Research Orientation

The research team will develop its major research orientation over the next 5 years through three concentric structures:
 
1. Gender/Sexuality Governance: Since 2005, the research team has paid close attention to the transformation of local power structures and maneuvers, focusing on the governing role played by mainstream NGOs in particular. The research team proposes critical analyses of gender-mainstreaming-based gender politics, as well as sexual governance in the field of law-making and HIV/AIDS-related issues. The research team will continue this endeavor in alignment with Cold-War feminism and neo-liberalism as its analytical approach.

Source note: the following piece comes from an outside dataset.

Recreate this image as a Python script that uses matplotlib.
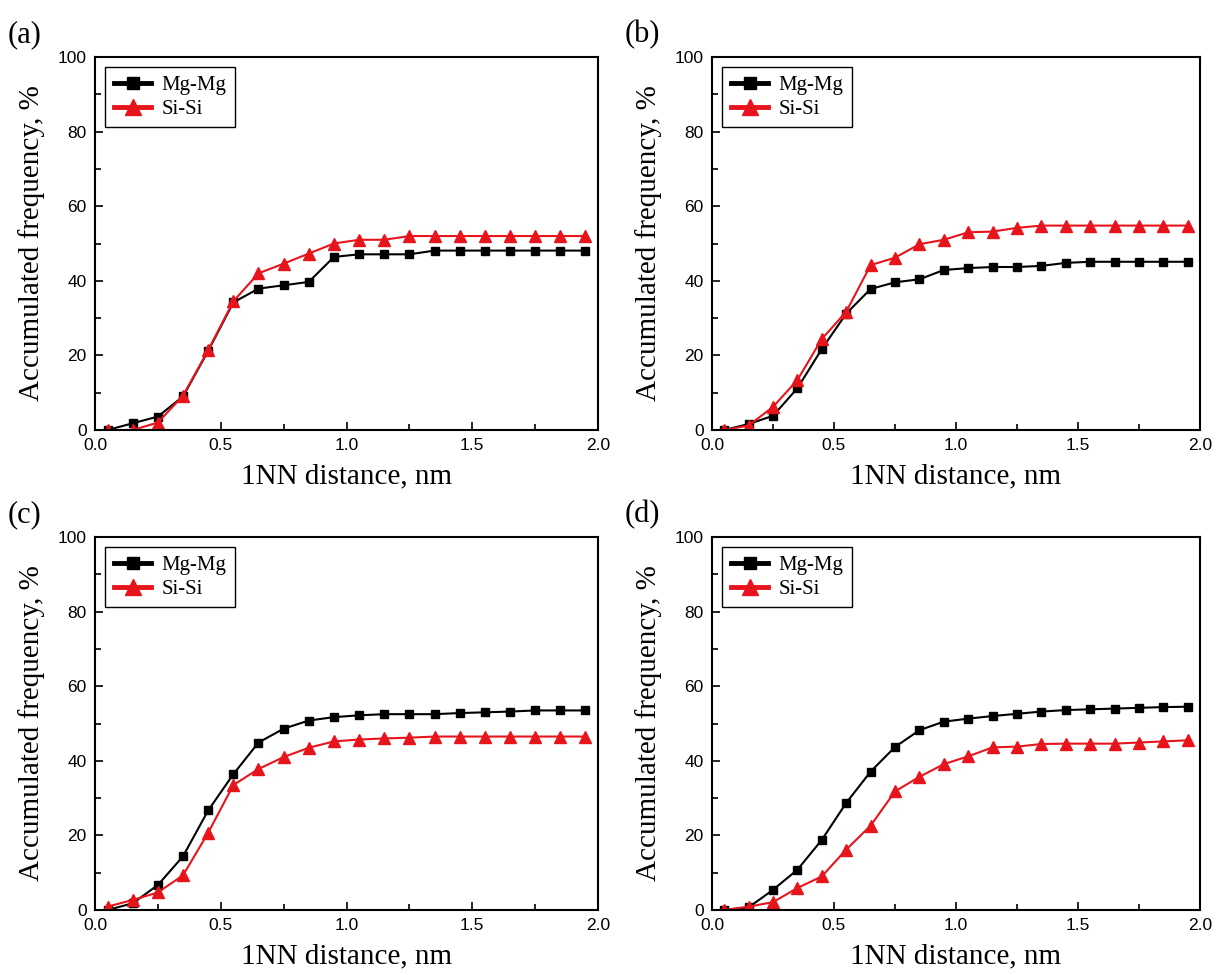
import matplotlib
matplotlib.use("Agg")
import matplotlib.pyplot as plt
from matplotlib.ticker import MultipleLocator

x = [0.05, 0.15, 0.25, 0.35, 0.45, 0.55, 0.65, 0.75, 0.85, 0.95,
     1.05, 1.15, 1.25, 1.35, 1.45, 1.55, 1.65, 1.75, 1.85, 1.95]

mg_a = [0, 1.8, 3.6, 9.0, 21.2, 34.2, 37.9, 38.8, 39.7, 46.4,
        47.1, 47.1, 47.1, 48.1, 48.1, 48.1, 48.1, 48.1, 48.1, 48.1]
si_a = [0, 0, 2.0, 9.2, 21.4, 34.5, 42.0, 44.6, 47.3, 50.0,
        51.0, 51.0, 52.0, 52.0, 52.0, 52.0, 52.0, 52.0, 52.0, 52.0]

mg_b = [0, 1.6, 3.8, 11.2, 21.7, 31.2, 37.8, 39.6, 40.4, 42.9,
        43.4, 43.7, 43.7, 44.0, 44.8, 45.1, 45.1, 45.1, 45.1, 45.1]
si_b = [0, 1.2, 6.2, 13.4, 24.4, 31.7, 44.2, 46.2, 49.8, 51.0,
        53.0, 53.2, 54.2, 54.8, 54.8, 54.8, 54.8, 54.8, 54.8, 54.8]

mg_c = [0, 1.8, 6.7, 14.4, 26.7, 36.4, 44.9, 48.6, 50.8, 51.7,
        52.2, 52.5, 52.5, 52.5, 52.8, 53.0, 53.2, 53.5, 53.5, 53.5]
si_c = [0.9, 2.7, 4.7, 9.3, 20.7, 33.5, 37.8, 41.0, 43.5, 45.2,
        45.7, 46.0, 46.2, 46.5, 46.5, 46.5, 46.5, 46.5, 46.5, 46.5]

mg_d = [0, 0.7, 5.4, 10.8, 18.8, 28.7, 37.1, 43.7, 48.2, 50.5,
        51.3, 52.0, 52.6, 53.2, 53.6, 53.8, 54.0, 54.2, 54.4, 54.5]
si_d = [0, 0.9, 2.1, 5.9, 9.0, 16.2, 22.6, 31.8, 35.7, 39.1,
        41.2, 43.6, 43.8, 44.5, 44.6, 44.6, 44.6, 44.9, 45.2, 45.5]

panels = ["(a)", "(b)", "(c)", "(d)"]
mg_sets = [mg_a, mg_b, mg_c, mg_d]
si_sets = [si_a, si_b, si_c, si_d]

serif = "Liberation Serif"
sans = "Liberation Sans"
red = "#e8141c"

fig = plt.figure(figsize=(12.31, 9.75), dpi=100)
W, H = 1231, 975
# axes boxes in pixels: left, top, right, bottom
boxes = [(95, 57, 598, 430), (712, 57, 1200, 430),
         (95, 537, 598, 910), (712, 537, 1200, 910)]
letter_pos = [(8, 42), (625, 42), (8, 522), (625, 522)]

for i in range(4):
    l, t, r, b = boxes[i]
    ax = fig.add_axes([l / W, 1 - b / H, (r - l) / W, (b - t) / H])
    ax.plot(x, mg_sets[i], "-", color="black", lw=1.5, marker="s", ms=6,
            label="Mg-Mg")
    ax.plot(x, si_sets[i], "-", color=red, lw=1.5, marker="^", ms=8,
            label="Si-Si")
    ax.set_xlim(0, 2.0)
    ax.set_ylim(0, 100)
    ax.xaxis.set_major_locator(MultipleLocator(0.5))
    ax.xaxis.set_minor_locator(MultipleLocator(0.25))
    ax.yaxis.set_major_locator(MultipleLocator(20))
    ax.yaxis.set_minor_locator(MultipleLocator(10))
    ax.tick_params(which="both", direction="in", top=False, right=False,
                   width=1.2, labelsize=12.5)
    ax.tick_params(axis="x", pad=6)
    ax.tick_params(axis="y", pad=6)
    ax.tick_params(which="major", length=6)
    ax.tick_params(which="minor", length=4)
    for lab in ax.get_xticklabels() + ax.get_yticklabels():
        lab.set_fontfamily(sans)
    for s in ax.spines.values():
        s.set_linewidth(1.5)
    ax.set_xlabel("1NN distance, nm", fontfamily=serif, fontsize=21,
                  labelpad=7)
    ax.set_ylabel("Accumulated frequency, %", fontfamily=serif, fontsize=21,
                  labelpad=9)
    leg = ax.legend(loc="upper left", prop={"family": serif, "size": 15},
                    fancybox=False, edgecolor="black", framealpha=1,
                    handlelength=1.8, markerscale=1.5, borderaxespad=0.5,
                    labelspacing=0.2, handletextpad=0.5, borderpad=0.4)
    leg.get_frame().set_linewidth(1.0)
    for hl in leg.get_lines():
        hl.set_linewidth(3.5)
    fig.text(letter_pos[i][0] / W, 1 - letter_pos[i][1] / H, panels[i],
             fontfamily=serif, fontsize=22, ha="left", va="baseline")

fig.savefig("out.png", dpi=100)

2. Civilization/Multiple Modernity: Due to the strong ties between civilization and gender/sexuality governance, the research team has already accumulated its research on the subject as well as its critical analysis. The research team will develop its critical interpretation of civilization/multiple modernity, analyzing the power maneuvers of gender/sexuality governance.
3. Post-colonial Critique: Reflections on modernity should disentangle themselves from historical assumptions and knowledge frameworks. The research team has been working on non-Eurocentric historiography, and will continue this academic work through non-Western, post-colonial discourses from the Third World. This endeavor aims to re-contextualize modernity from the perspective of world history.